Lo que ha acontecido con la sentencia del Tribunal Supremo ha servido de nuevo para azuzar todos los fantasmas. En un lado y en el otro. Sin la inmersión lingüística, dirán unos, la cohesión social en Catalunya corre peligro. Con la inmersión lingüística, dirán otros, corre peligro la cohesión social y política de España, ya que detrás del bilingüismo, afirman, lo que de verdad hay es el biestatismo. Ese es un ejemplo de la fragilidad de esa “España posible” mientras no se sea capaz de avanzar, formal o informalmente, en una concepción plural de lo que entendemos como nación, en un país de países que arrastra desde hace demasiado tiempo una visión jerárquica (por ordenada de mayor a menor) y patriarcal (por impuesta de arriba abajo) de las identidades. Celebramos la bondad de un programa como Erasmus, que permite a los jóvenes de toda Europa darse cuenta de la riqueza plural y diversa de una Europa multi-identitaria, multi-étnica y multi-religiosa. Pero no hemos sido capaces de hacer nuestro Cervantes (por inventar un nombre) que permita viajar a esos mismos jóvenes entre nacionalidades, regiones y territorios, aprendiendo lenguas, superando prejuicios y construyendo capacidades para reconocer la riqueza de la diversidad.

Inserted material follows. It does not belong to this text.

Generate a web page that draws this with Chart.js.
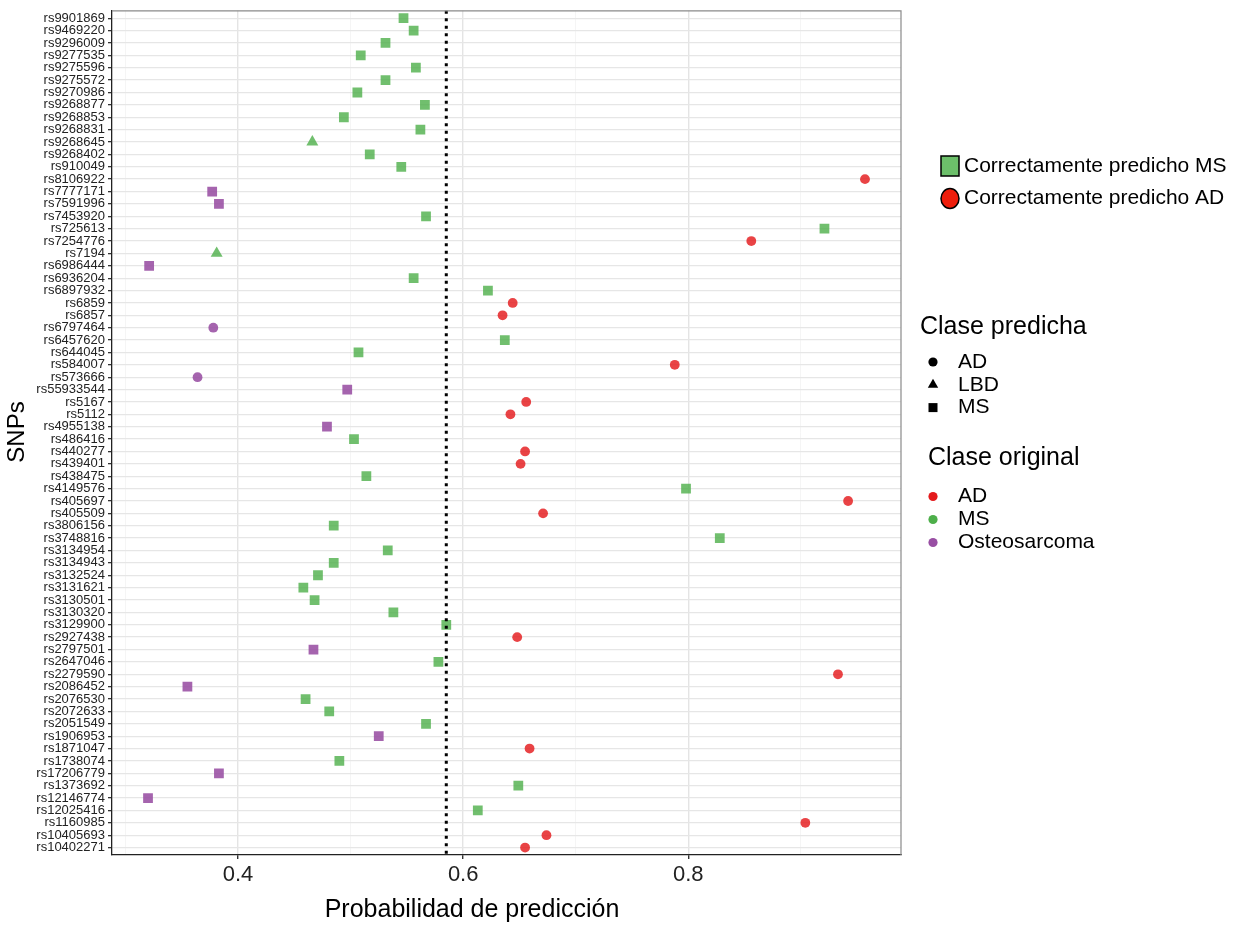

Nos falta entender que nuestra singularidad debería ser más motivo de orgullo que el encerrarnos en una única identidad temblorosa y largamente discutida. Todo proceso de identidad parte de definir con mayor o menor precisión quiénes somos nosotros y quiénes son ellos. Creo que cada vez tenemos más “nosotros” y los “ellos” tampoco dejan de aumentar. Lo que nos hace sentirnos miembros de un grupo o colectividad, y que tiene siempre como complemento a otros individuos que no forman parte de esa identidad, resulta hoy mucho más difícil de aplicar sin caer en contradicciones, sin constatar que abundan cada vez más los espacios transfronterizos. Mis nosotros no acaban en una pertenencia única.
Lo de la “España posible” puede ser solo un destello momentáneo y pasajero, o puede acabar siendo el inicio de algo distinto. Escribí hace tiempo que estamos en tiempos difíciles para identidades simples. Si en esta España plurinacional, lo mires por donde lo mires, se quiere avanzar en la posibilidad de construir un nosotros que nos permita avanzar como país plural y diverso, hemos de ser capaces de trabajar sobre nuestras identidades básicas con la vista puesta en la aceptación de las identidades de los demás. Y ello exige consideración y reconocimiento mutuo, con las necesarias expresiones en la arquitectura y el lenguaje formal e institucional. Entendiendo que la complejidad y la heterogeneidad que nos rodea no va a reducirse. Que cada vez habrá menos espacios para lo identitariamente puro, y que necesitamos lealtad mutua, conciencia de que los equilibrios son siempre precarios y que su continuidad exige atención y respeto por los demás.